Equipped with binoculars, data-sheets, and weather meters, community scientists begin each count with a walk through the site and a recording of important environmental parameters. The data sheet calls for the temperature, wind speed, cloud cover, and precipitation, and each is dutifully recorded as baseline information. These data points, along with the eventual number of monarchs, will help paint a long-term picture of how monarchs move within a site under differing conditions. For instance, do monarchs show a tree species preference when wind speeds pick up? Do they cluster lower to the ground when it is raining? Are monarchs more densely clustered when it is cloudy? These are just a few of the questions that may be answered by years of cold, early morning counts.

Once weather data are recorded the count can begin. Using binoculars and a Xerces-approved counting protocol, small teams of community scientists count cluster by cluster, attempting to locate and account for every monarch butterfly at the site. A meticulous method of estimation and extrapolation helps to make quick work of the seemingly daunting task of counting thousands (sometimes tens of thousands) of monarchs. A typical survey of a medium-sized site will take between 1 - 1.5 hours, and will result in the total number of monarch butterflies at that site on that day. This number is added to a Museum database, and is also submitted to the Xerces Society for Invertebrate Conservation, where it will help inform scientific reports, conservation, and policy-making.

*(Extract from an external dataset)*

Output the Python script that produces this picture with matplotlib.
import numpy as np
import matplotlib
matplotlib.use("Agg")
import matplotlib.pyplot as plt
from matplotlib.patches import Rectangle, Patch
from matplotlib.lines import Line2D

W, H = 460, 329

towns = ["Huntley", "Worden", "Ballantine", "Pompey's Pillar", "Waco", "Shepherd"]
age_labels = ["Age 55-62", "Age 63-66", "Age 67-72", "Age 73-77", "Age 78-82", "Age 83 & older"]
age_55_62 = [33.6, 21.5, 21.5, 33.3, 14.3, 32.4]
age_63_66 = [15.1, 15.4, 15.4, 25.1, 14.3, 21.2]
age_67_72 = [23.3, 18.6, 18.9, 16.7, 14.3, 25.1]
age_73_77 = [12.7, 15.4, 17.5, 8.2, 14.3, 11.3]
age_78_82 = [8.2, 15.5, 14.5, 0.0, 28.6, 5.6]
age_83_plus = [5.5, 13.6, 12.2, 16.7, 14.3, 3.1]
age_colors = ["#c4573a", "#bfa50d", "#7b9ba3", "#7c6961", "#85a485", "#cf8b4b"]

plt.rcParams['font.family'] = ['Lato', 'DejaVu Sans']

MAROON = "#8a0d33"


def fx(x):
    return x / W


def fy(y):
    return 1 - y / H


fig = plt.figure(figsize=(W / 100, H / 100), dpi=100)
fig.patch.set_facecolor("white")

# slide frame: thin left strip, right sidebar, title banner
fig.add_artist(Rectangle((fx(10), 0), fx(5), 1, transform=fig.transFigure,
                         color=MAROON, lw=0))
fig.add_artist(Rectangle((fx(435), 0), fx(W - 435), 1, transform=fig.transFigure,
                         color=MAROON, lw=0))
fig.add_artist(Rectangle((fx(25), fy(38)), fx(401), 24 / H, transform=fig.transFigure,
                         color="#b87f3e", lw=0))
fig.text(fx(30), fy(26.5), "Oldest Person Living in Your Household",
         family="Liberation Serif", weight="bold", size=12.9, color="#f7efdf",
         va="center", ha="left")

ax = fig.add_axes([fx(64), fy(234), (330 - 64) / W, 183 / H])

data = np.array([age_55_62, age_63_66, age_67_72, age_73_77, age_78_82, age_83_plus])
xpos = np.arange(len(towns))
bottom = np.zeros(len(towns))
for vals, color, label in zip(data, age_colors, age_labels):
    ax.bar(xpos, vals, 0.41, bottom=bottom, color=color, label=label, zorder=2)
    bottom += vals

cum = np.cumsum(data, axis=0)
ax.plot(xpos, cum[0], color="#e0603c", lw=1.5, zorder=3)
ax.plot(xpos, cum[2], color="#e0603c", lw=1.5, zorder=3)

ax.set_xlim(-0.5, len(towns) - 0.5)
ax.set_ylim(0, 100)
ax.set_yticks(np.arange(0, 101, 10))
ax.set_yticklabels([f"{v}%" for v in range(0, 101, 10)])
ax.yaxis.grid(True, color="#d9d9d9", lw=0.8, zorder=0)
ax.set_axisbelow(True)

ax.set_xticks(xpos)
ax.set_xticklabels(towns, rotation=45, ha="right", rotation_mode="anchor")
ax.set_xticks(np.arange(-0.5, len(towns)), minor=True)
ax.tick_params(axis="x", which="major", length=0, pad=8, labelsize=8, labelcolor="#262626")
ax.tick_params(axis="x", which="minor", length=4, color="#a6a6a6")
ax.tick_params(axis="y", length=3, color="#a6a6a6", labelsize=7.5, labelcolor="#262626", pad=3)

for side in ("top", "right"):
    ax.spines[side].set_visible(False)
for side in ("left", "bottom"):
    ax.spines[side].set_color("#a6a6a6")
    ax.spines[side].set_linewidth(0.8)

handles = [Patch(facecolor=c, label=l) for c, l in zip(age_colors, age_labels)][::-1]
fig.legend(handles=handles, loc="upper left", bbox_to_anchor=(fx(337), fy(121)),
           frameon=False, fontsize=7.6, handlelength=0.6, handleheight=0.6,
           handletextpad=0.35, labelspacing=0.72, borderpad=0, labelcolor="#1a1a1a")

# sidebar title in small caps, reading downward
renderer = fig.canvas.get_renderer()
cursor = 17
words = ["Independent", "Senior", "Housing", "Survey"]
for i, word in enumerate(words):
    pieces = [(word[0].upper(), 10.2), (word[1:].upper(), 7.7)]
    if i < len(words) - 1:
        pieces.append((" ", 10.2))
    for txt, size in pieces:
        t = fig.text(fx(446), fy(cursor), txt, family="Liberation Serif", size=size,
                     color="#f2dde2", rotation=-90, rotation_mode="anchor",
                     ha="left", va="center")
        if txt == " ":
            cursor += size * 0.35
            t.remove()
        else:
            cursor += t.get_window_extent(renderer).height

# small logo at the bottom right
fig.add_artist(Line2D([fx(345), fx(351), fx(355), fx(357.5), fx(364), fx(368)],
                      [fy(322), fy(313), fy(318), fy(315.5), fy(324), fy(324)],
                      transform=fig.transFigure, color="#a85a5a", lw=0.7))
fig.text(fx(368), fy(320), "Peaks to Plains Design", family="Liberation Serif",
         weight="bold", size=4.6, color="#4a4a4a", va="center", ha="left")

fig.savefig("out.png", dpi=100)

This school year, the Museum’s education team is getting local middle and high school students involved in monarch community science. After an in-class training session and a practice count at the PG Monarch Sanctuary, local students will begin collecting important monarch count data. They will also learn what it means to do science, and will discover the important role that science will play in our communities of the future.